Re: decision theory papers

From: Brent Meeker <meekerdb.domain.name.hidden>
Date: Thu, 18 Apr 2002 17:39:39 -0700 (PDT)

On Thu, 18 Apr 2002, Wei Dai wrote:

> On Thu, Apr 18, 2002 at 04:15:48PM -0700, Brent Meeker wrote:
> > I don't see this. You seem to be making a proof by contradiction - but I
> > don't see that it works. There is no contradiction is assuming that there
> > is an algorithm that correctly predicts your decision and then you make
> > that decision. You only arrive at an apparent contradiction because you
> > suppose the there is some left out part, "the rest of your brain", that
> > was not taken into account by the algorithm. This is what I meant by
> > incoherent.
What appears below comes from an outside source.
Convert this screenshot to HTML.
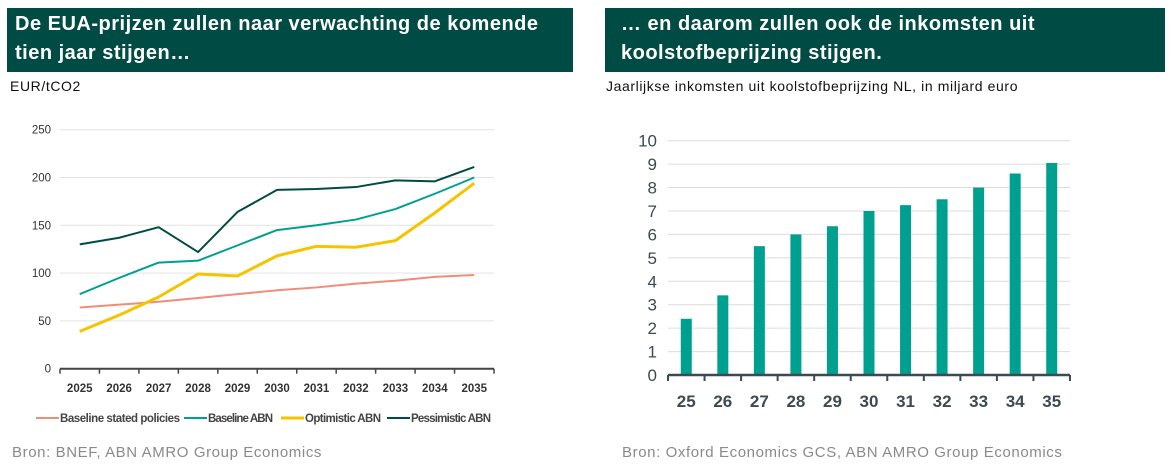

All that really follows is that *if* there were such an
> > algorithm you would necessarily do what it predicted. If the universe is
> > deterministic and computable, such an algorithm must exist. The only
> > conclusion I see is that if you executed this algorithm you would
> > loose the feeling of free will (of course you would have predicted this).
>
> I think I stated the idea badly before. Let me state it differently: there
> is no algorithm which given the mathematical description of any universe
> and the location of an intelligent being in it, always predicts his
> decision correctly. Suppose this algorithm exists, then we can construct
> (the mathematical description of) a universe where someone runs the
> algorithm on himself and then does the opposite of what it predicts, which
> is a contradiction.

Keeping to the idea of a deterministic universe - wouldn't the
mathematical description of the universe include a description of the
brain of the subject. And if the universe is computable it follows that
the behavoir of the subject is computable. If the person, or anyone else,
runs the algorithm predicting the subjects behavoir - an operation that
will itself occur in the universe and hence is predicted - and *then the
subject doesn't do what is predicted* there is indeed a
contradiction. But the conclusion is only that one of the assumptions is
wrong. I'm pointing to the assumption that the subject could "then do
the opposite of what it predicted" - *that* could be wrong. Thus
saving the other premises.

Obviously the contradiction originates from assuming a deterministic
universe in which someone can decide to do other than what the
deterministic algorithm of the universe says he will do.

Brent Meeker
Time is the best teacher; Unfortunately it kills all it's students!